Last September, Fox News embraced a series of videos released by Andrew Breitbart that purported to expose ACORN, the national grassroots advocacy group, as fraudulently seeking governmental services for folks disguised as pimps and prostitutes. The ensuing rapid fire media reaction and the political firestorm it created drove ACORN to its knees, and it was quickly abandoned by its progressive allies, funders and supporters. All of this occurred long before the context and facts were investigated or evaluated, and the video "stings" were exposed as having been edited to misrepresent the alleged "facts" by both our independent report, "An Independent Governance Assessment of ACORN: A Path to Meaningful Reform", and the Public Editor's March 21, 2010 column in the New York Times.
The Shirley Sherrod incident that has played out in prime time this week has had all of the same elements and ingredients. The same conservative blogger -- Breitbart; the same network -- Fox News; the same kind of edited video -- again involving race. This apparently proved that the Department of Agriculture was engaged in illegal, fraudulent activities that were known and supported by NAACP and democratic and progressive leaders, including the Obama administration. This time, though, it backfired -- because the "victim" struck back immediately with the full facts, and the mainstream media gave equal time to her side of the story. As a result, the Obama administration and other democrats and progressives were forced to reverse their actions and rhetoric -- and admit that they had reacted to the first sign of political and media pressure without doing their own independent fact-checking!

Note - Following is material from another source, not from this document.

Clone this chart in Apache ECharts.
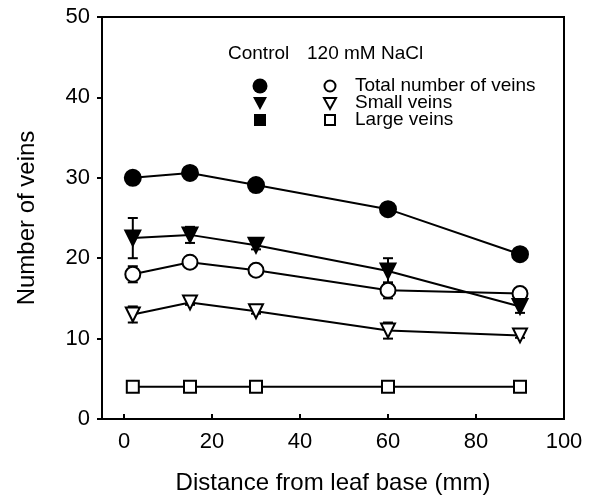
<!DOCTYPE html>
<html><head><meta charset="utf-8">
<script src="https://cdn.jsdelivr.net/npm/echarts@6/dist/echarts.min.js"></script>
<style>html,body{margin:0;padding:0;background:#fff}#c{width:590px;height:500px}</style>
</head><body><div id="c"></div>
<script>
var distances = [2, 15, 30, 60, 90];
var ctrlTotal = [30, 30.6, 29.1, 26.1, 20.5];
var ctrlTotalErr = [0.3, 0.3, 0.3, 0.3, 0.3];
var ctrlSmall = [22.5, 22.9, 21.6, 18.4, 14.0];
var ctrlSmallErr = [2.5, 1.0, 0.5, 1.6, 0.8];
var naclTotal = [18.0, 19.5, 18.5, 16.0, 15.6];
var naclTotalErr = [1.0, 0.4, 0.4, 1.0, 0.4];
var naclSmall = [13.0, 14.5, 13.4, 11.0, 10.4];
var naclSmallErr = [1.0, 0.3, 0.3, 1.0, 0.3];
var naclLarge = [4, 4, 4, 4, 4];
var xTicks = [0, 20, 40, 60, 80, 100];
var legendHeader = ['Control', '120 mM NaCl'];
var legendLabels = ['Total number of veins', 'Small veins', 'Large veins'];

var FONT = 'Liberation Sans, Arial, sans-serif';
function pts(ys) { return distances.map(function (x, i) { return [x, ys[i]]; }); }
function errData(ys, es) { return distances.map(function (x, i) { return [x, ys[i] - es[i], ys[i] + es[i]]; }); }

function errSeries(ys, es) {
  return {
    type: 'custom', z: 1, silent: true,
    data: errData(ys, es),
    renderItem: function (params, api) {
      var x = api.value(0);
      var lo = api.coord([x, api.value(1)]);
      var hi = api.coord([x, api.value(2)]);
      var w = 5;
      var st = { stroke: '#000', lineWidth: 2 };
      return { type: 'group', children: [
        { type: 'line', shape: { x1: lo[0], y1: lo[1], x2: hi[0], y2: hi[1] }, style: st },
        { type: 'line', shape: { x1: lo[0] - w, y1: lo[1], x2: lo[0] + w, y2: lo[1] }, style: st },
        { type: 'line', shape: { x1: hi[0] - w, y1: hi[1], x2: hi[0] + w, y2: hi[1] }, style: st }
      ]};
    }
  };
}
function lineSeries(name, ys, symbol, size, filled, rotate) {
  return {
    name: name, type: 'line', z: 3,
    data: pts(ys),
    symbol: symbol, symbolSize: size, symbolRotate: rotate || 0,
    showAllSymbol: true,
    lineStyle: { color: '#000', width: 2 },
    itemStyle: { color: filled ? '#000' : '#fff', borderColor: '#000', borderWidth: 2 },
    emphasis: { disabled: true },
    animation: false
  };
}

var chart = echarts.init(document.getElementById('c'));

var lx1 = 260, lx2 = 330, ltx = 355;
var rows = [86, 103, 120];
var LF = '19px ' + FONT;
var graphics = [
  { type: 'text', left: 228, top: 54 - 10, style: { text: legendHeader[0], font: LF, fill: '#000' } },
  { type: 'text', left: 307, top: 54 - 10, style: { text: legendHeader[1], font: LF, fill: '#000' } }
];
legendLabels.forEach(function (t, i) {
  graphics.push({ type: 'text', left: ltx, top: rows[i] - 10, style: { text: t, font: LF, fill: '#000' } });
});
graphics.push({ type: 'circle', shape: { cx: lx1, cy: rows[0], r: 7.5 }, style: { fill: '#000' } });
graphics.push({ type: 'circle', shape: { cx: lx2, cy: rows[0], r: 5.5 }, style: { fill: '#fff', stroke: '#000', lineWidth: 2 } });
graphics.push({ type: 'polygon', shape: { points: [[lx1 - 7, rows[1] - 6], [lx1 + 7, rows[1] - 6], [lx1, rows[1] + 7]] }, style: { fill: '#000' } });
graphics.push({ type: 'polygon', shape: { points: [[lx2 - 6, rows[1] - 5], [lx2 + 6, rows[1] - 5], [lx2, rows[1] + 6]] }, style: { fill: '#fff', stroke: '#000', lineWidth: 2 } });
graphics.push({ type: 'rect', shape: { x: lx1 - 6, y: rows[2] - 6, width: 12, height: 12 }, style: { fill: '#000' } });
graphics.push({ type: 'rect', shape: { x: lx2 - 5, y: rows[2] - 5, width: 10, height: 10 }, style: { fill: '#fff', stroke: '#000', lineWidth: 2 } });

chart.setOption({
  animation: false,
  backgroundColor: '#fff',
  textStyle: { fontFamily: FONT },
  grid: { left: 102, right: 26, top: 17, bottom: 79, show: true, borderColor: '#000', borderWidth: 2 },
  xAxis: {
    type: 'value', min: -5, max: 100,
    name: 'Distance from leaf base (mm)', nameLocation: 'middle', nameGap: 52,
    nameTextStyle: { fontSize: 24, color: '#000', fontFamily: FONT },
    axisLine: { show: true, onZero: false, lineStyle: { color: '#000', width: 2 } },
    axisTick: { show: true, inside: true, length: 5, customValues: xTicks, lineStyle: { color: '#000', width: 2 } },
    axisLabel: { customValues: xTicks, fontSize: 22, color: '#000', margin: 12, fontFamily: FONT },
    splitLine: { show: false }
  },
  yAxis: {
    type: 'value', min: 0, max: 50, interval: 10,
    name: 'Number of veins', nameLocation: 'middle', nameGap: 63,
    nameTextStyle: { fontSize: 24, color: '#000', fontFamily: FONT },
    axisLine: { show: true, onZero: false, lineStyle: { color: '#000', width: 2 } },
    axisTick: { show: true, inside: false, length: 5, lineStyle: { color: '#000', width: 2 } },
    axisLabel: { fontSize: 22, color: '#000', margin: 12, fontFamily: FONT },
    splitLine: { show: false }
  },
  graphic: graphics,
  series: [
    errSeries(ctrlTotal, ctrlTotalErr),
    errSeries(ctrlSmall, ctrlSmallErr),
    errSeries(naclTotal, naclTotalErr),
    errSeries(naclSmall, naclSmallErr),
    lineSeries('Large veins (NaCl)', naclLarge, 'rect', 12, false),
    lineSeries('Small veins (NaCl)', naclSmall, 'triangle', 14, false, 180),
    lineSeries('Total (NaCl)', naclTotal, 'circle', 15, false),
    lineSeries('Small veins (Control)', ctrlSmall, 'triangle', 15, true, 180),
    lineSeries('Total (Control)', ctrlTotal, 'circle', 16, true)
  ]
});
</script></body></html>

The credibility, fairness and accuracy of the ACORN "sting", on the merits, was eventually challenged by almost every objective observer, but all that came much later and with almost no publicity or discussion. Yet, as a practical matter, for all their self-inflicted leadership, political, governance wounds and weaknesses, ACORN was not done in by its political, ideological or media critics, but by its supposed friends and supporters -- funders and political allies (for whom they delivered, for example, 1.2 million voters in 2008 and served as front line troops on a range of progressive/poor people's causes) who simply abandoned them without a bit of fight, taking away any chance ACORN may have had to defend and reform itself, even though there was substantial evidence to use in that political and substantive fight. Fortunately for Shirley Sherrod, she had her own resources to respond with the facts and, hence, have her name, reputation and job restored.
Surely, it is time for us to learn at least one of the overarching lessons or messages that may be of most immediate relevance here. In this incredibly fiery and polarized, media-driven, political climate, may we hope that our political, business and civic leaders and all people of good faith in this democracy, looking at this controversy and its aftermath, remain engaged and in the fray on behalf of advocates for the poor and powerless, for fairness and equality.